» **Problem description**: Retype these lines and no others: the line holding "Output the Python", the line holding "plt.rcParams['font.family'] = ['Liberation", and all lines between them. Pictures stay out.

» **Material for the task**:
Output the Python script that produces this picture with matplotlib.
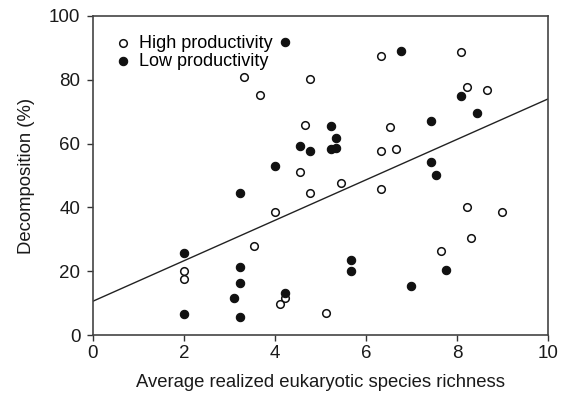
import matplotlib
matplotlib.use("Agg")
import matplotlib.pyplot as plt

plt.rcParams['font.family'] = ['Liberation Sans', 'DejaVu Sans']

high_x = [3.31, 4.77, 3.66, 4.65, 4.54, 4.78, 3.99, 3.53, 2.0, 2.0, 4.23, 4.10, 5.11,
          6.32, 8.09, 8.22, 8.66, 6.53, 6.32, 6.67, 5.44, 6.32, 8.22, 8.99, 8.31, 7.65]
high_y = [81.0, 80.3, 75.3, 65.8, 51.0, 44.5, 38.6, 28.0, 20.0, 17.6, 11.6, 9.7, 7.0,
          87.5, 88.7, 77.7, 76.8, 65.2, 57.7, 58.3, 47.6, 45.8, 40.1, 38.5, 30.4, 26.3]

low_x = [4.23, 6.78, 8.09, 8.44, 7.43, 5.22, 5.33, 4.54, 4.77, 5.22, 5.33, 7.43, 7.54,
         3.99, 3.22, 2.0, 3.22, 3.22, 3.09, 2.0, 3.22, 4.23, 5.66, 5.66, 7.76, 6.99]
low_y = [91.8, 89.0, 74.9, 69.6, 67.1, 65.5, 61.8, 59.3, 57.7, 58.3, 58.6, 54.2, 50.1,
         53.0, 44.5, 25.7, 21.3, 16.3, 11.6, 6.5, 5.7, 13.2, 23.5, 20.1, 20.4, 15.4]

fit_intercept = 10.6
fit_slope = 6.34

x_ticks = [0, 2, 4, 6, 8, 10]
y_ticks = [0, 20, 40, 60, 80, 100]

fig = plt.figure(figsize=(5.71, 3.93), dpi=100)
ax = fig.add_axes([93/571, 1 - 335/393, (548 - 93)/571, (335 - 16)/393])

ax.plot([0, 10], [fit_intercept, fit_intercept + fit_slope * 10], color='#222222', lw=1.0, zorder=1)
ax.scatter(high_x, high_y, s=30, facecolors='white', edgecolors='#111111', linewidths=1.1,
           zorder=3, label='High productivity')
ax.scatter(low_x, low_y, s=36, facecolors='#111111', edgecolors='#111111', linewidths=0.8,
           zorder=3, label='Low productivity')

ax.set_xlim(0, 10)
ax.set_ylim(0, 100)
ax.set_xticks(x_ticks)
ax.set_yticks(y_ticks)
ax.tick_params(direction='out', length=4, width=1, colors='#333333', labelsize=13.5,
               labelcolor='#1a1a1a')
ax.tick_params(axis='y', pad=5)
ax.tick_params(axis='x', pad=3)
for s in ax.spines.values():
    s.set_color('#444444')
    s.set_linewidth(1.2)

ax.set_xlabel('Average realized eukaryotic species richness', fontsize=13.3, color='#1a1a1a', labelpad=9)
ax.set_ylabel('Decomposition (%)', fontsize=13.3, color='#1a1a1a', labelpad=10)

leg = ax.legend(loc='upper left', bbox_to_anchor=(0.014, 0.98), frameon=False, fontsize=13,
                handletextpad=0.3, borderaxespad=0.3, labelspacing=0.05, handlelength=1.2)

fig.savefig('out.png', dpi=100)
---
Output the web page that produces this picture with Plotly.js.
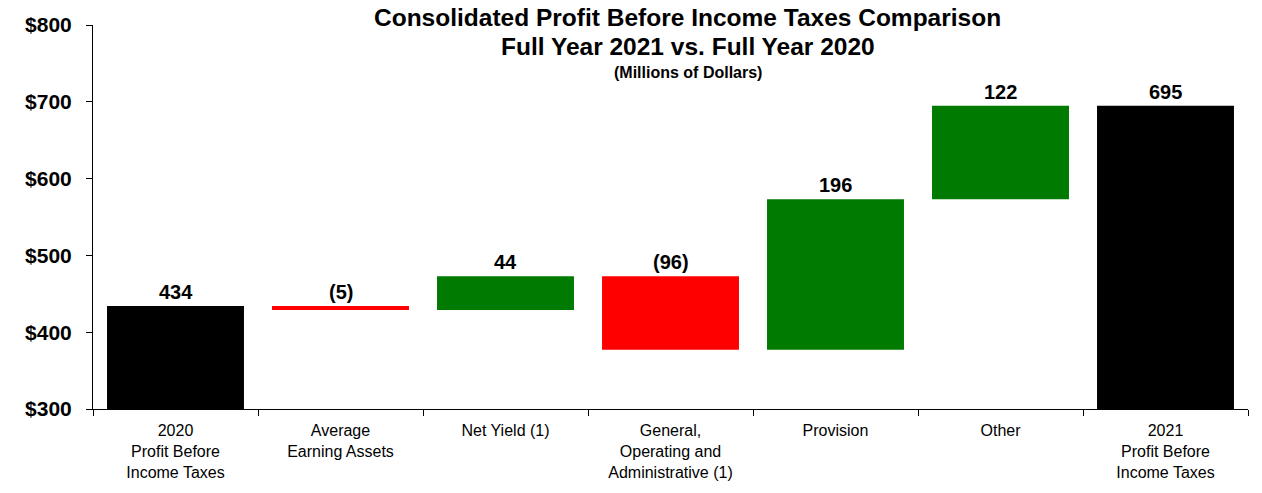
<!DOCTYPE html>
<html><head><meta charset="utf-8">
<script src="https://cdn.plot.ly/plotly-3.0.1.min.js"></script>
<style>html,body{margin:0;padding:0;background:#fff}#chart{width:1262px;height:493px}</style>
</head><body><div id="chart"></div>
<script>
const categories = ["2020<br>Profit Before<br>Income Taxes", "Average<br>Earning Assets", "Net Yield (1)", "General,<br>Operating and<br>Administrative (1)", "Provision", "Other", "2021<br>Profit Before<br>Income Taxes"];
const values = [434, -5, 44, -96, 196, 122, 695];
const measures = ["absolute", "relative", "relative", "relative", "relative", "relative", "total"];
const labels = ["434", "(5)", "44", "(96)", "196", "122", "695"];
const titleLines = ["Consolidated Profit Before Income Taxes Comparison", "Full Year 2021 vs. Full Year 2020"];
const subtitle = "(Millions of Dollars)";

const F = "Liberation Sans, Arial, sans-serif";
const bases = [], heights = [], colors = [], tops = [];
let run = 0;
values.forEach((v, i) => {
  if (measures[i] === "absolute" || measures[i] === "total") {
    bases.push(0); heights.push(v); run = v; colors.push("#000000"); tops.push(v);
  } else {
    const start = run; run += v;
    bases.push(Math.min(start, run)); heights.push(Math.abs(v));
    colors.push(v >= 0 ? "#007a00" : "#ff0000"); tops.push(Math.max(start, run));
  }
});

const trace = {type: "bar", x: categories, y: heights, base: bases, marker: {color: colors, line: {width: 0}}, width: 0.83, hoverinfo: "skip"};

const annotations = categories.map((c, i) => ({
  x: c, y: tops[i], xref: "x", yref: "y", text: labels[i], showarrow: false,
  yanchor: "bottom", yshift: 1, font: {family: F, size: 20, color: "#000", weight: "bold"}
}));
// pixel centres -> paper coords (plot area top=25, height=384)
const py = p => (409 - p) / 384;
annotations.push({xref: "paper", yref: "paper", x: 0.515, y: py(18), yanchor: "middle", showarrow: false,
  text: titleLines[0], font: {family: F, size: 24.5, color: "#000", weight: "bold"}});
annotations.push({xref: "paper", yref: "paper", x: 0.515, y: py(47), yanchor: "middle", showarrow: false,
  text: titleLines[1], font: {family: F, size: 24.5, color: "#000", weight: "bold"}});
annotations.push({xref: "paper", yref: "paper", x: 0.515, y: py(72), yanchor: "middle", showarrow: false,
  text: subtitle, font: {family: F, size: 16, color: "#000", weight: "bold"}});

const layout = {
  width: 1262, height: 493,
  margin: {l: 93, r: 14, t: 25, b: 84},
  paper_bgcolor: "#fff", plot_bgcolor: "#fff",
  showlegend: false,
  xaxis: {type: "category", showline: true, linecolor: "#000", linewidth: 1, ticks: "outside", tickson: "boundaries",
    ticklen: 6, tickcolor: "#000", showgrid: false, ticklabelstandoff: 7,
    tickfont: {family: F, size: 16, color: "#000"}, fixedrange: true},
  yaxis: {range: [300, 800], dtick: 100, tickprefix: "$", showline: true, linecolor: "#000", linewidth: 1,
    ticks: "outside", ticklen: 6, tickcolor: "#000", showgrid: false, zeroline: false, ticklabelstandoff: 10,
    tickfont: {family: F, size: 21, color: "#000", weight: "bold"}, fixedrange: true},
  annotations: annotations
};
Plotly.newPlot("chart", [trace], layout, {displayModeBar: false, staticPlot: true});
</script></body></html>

» **Right answer**:
Output the Python script that produces this picture with matplotlib.
import matplotlib
matplotlib.use("Agg")
import matplotlib.pyplot as plt

plt.rcParams['font.family'] = ['Liberation Sans', 'DejaVu Sans']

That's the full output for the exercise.